> EXERCISE INPUT:

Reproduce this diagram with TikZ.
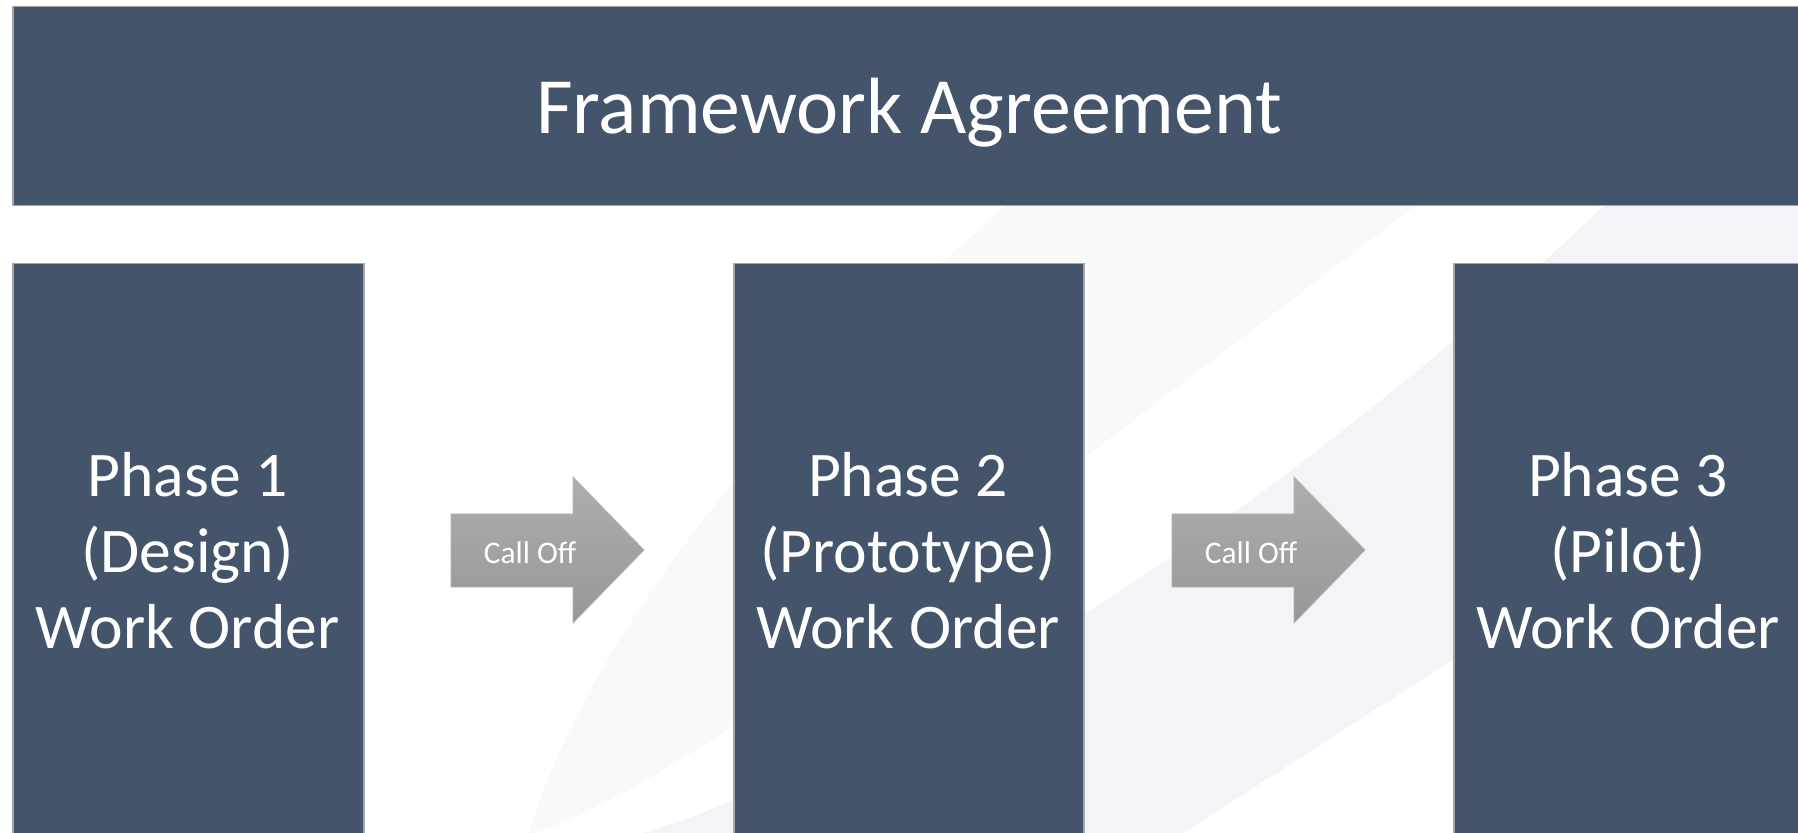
\documentclass[tikz,border=0pt]{standalone}
\usepackage{fontspec}
\setmainfont{Carlito}
\definecolor{bannerblue}{HTML}{44546A}
\definecolor{edgegray}{HTML}{A6A6A6}
\definecolor{swooshA}{HTML}{F9F9F9}
\definecolor{swooshB}{HTML}{F4F4F8}
\definecolor{arrowtop}{HTML}{AEAEAE}
\definecolor{arrowbot}{HTML}{979797}
\definecolor{arrowedge}{HTML}{B4B4B4}
\tikzset{
  bluebox/.style={draw=edgegray, line width=0.75pt, fill=bannerblue, rectangle, inner sep=0pt, anchor=north west},
  titletext/.style={text=white, font=\fontsize{39.9}{48}\selectfont, inner sep=0pt, anchor=base},
  phasetext/.style={text=white, font=\fontsize{31.8}{38}\selectfont, align=center, inner sep=0pt, text depth=0pt, anchor=south},
  blockarrow/.style={draw=arrowedge, line width=0.4pt, top color=arrowtop, bottom color=arrowbot},
  calltext/.style={text=white, font=\fontsize{15.7}{19}\selectfont, inner sep=0pt, anchor=base}
}
\begin{document}
\begin{tikzpicture}[x=0.5pt, y=-0.5pt]
\clip (0,0) rectangle (1798,833);
\fill[white] (0,0) rectangle (1798,833);
% background swooshes
\fill[swooshA] (1012,200) .. controls (820,370) and (600,600) .. (528,835)
  .. controls (700,780) and (980,538) .. (1080,461) -- (1416,205) -- (1416,200) -- cycle;
\fill[swooshB] (1610,200) .. controls (1350,450) and (950,740) .. (637,835)
  -- (1180,835) -- (1810,430) -- (1810,200) -- cycle;
% banner
\node[bluebox, minimum width=897pt, minimum height=99.5pt] (banner) at (12,6) {};
\node[titletext] (title) at (909,134) {Framework Agreement};
% phase boxes
\node[bluebox, minimum width=175.5pt, minimum height=290pt] (box1) at (12,263) {};
\node[bluebox, minimum width=175pt, minimum height=290pt] (box2) at (733,263) {};
\node[bluebox, minimum width=176pt, minimum height=290pt] (box3) at (1453,263) {};
\node[phasetext] (t1) at (187.5,649) {Phase 1\\(Design)\\Work Order};
\node[phasetext] (t2) at (908,649) {Phase 2\\(Prototype)\\Work Order};
\node[phasetext] (t3) at (1628,649) {Phase 3\\(Pilot)\\Work Order};
% call-off arrows
\path[blockarrow] (451,514) -- (573,514) -- (573,477) -- (644,550) -- (573,623) -- (573,587) -- (451,587) -- cycle;
\node[calltext] (c1) at (530,563) {Call Off};
\path[blockarrow] (1172,514) -- (1294,514) -- (1294,477) -- (1365,550) -- (1294,623) -- (1294,587) -- (1172,587) -- cycle;
\node[calltext] (c2) at (1251,563) {Call Off};
\end{tikzpicture}
\end{document}
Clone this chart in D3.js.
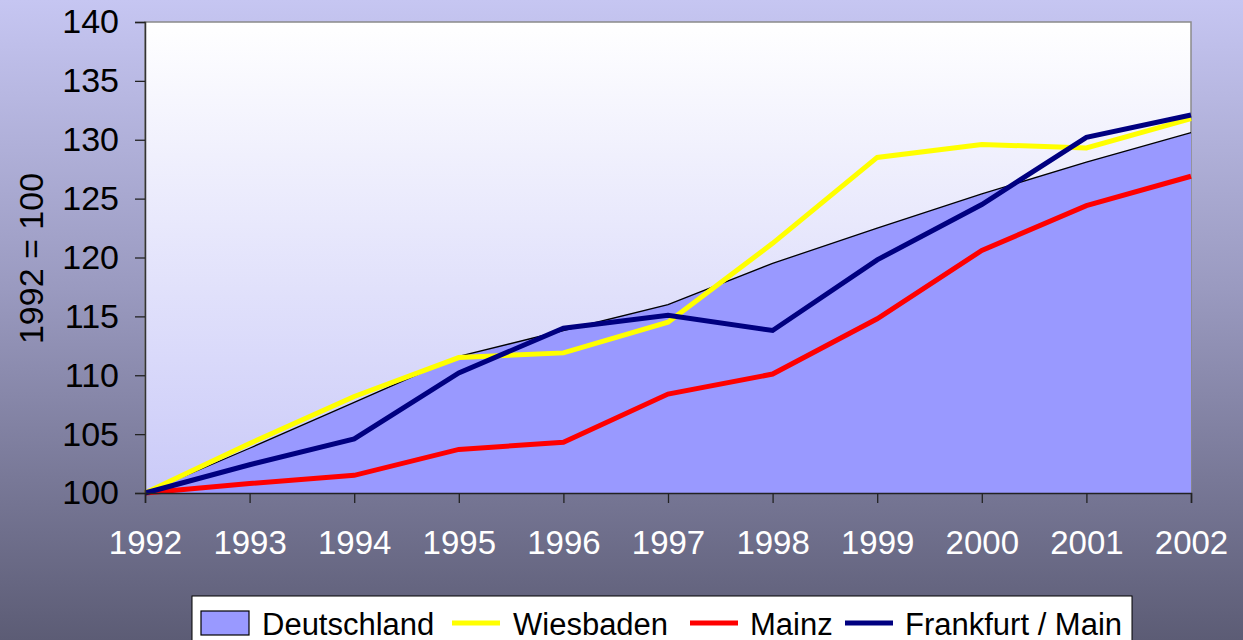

> AIM: Each entry should be repeated exactly as it appears; the pictures stay out.

> THE REPLY:
Reproduce this diagram with TikZ.
\documentclass[tikz,border=0pt]{standalone}
\usepackage{fontspec}
\setmainfont{Carlito}
\definecolor{bannerblue}{HTML}{44546A}
\definecolor{edgegray}{HTML}{A6A6A6}
\definecolor{swooshA}{HTML}{F9F9F9}
\definecolor{swooshB}{HTML}{F4F4F8}
\definecolor{arrowtop}{HTML}{AEAEAE}
\definecolor{arrowbot}{HTML}{979797}
\definecolor{arrowedge}{HTML}{B4B4B4}
\tikzset{
  bluebox/.style={draw=edgegray, line width=0.75pt, fill=bannerblue, rectangle, inner sep=0pt, anchor=north west},
  titletext/.style={text=white, font=\fontsize{39.9}{48}\selectfont, inner sep=0pt, anchor=base},
  phasetext/.style={text=white, font=\fontsize{31.8}{38}\selectfont, align=center, inner sep=0pt, text depth=0pt, anchor=south},
  blockarrow/.style={draw=arrowedge, line width=0.4pt, top color=arrowtop, bottom color=arrowbot},
  calltext/.style={text=white, font=\fontsize{15.7}{19}\selectfont, inner sep=0pt, anchor=base}
}
\begin{document}
\begin{tikzpicture}[x=0.5pt, y=-0.5pt]
\clip (0,0) rectangle (1798,833);
\fill[white] (0,0) rectangle (1798,833);
% background swooshes
\fill[swooshA] (1012,200) .. controls (820,370) and (600,600) .. (528,835)
  .. controls (700,780) and (980,538) .. (1080,461) -- (1416,205) -- (1416,200) -- cycle;
\fill[swooshB] (1610,200) .. controls (1350,450) and (950,740) .. (637,835)
  -- (1180,835) -- (1810,430) -- (1810,200) -- cycle;
% banner
\node[bluebox, minimum width=897pt, minimum height=99.5pt] (banner) at (12,6) {};
\node[titletext] (title) at (909,134) {Framework Agreement};
% phase boxes
\node[bluebox, minimum width=175.5pt, minimum height=290pt] (box1) at (12,263) {};
\node[bluebox, minimum width=175pt, minimum height=290pt] (box2) at (733,263) {};
\node[bluebox, minimum width=176pt, minimum height=290pt] (box3) at (1453,263) {};
\node[phasetext] (t1) at (187.5,649) {Phase 1\\(Design)\\Work Order};
\node[phasetext] (t2) at (908,649) {Phase 2\\(Prototype)\\Work Order};
\node[phasetext] (t3) at (1628,649) {Phase 3\\(Pilot)\\Work Order};
% call-off arrows
\path[blockarrow] (451,514) -- (573,514) -- (573,477) -- (644,550) -- (573,623) -- (573,587) -- (451,587) -- cycle;
\node[calltext] (c1) at (530,563) {Call Off};
\path[blockarrow] (1172,514) -- (1294,514) -- (1294,477) -- (1365,550) -- (1294,623) -- (1294,587) -- (1172,587) -- cycle;
\node[calltext] (c2) at (1251,563) {Call Off};
\end{tikzpicture}
\end{document}
Clone this chart in D3.js.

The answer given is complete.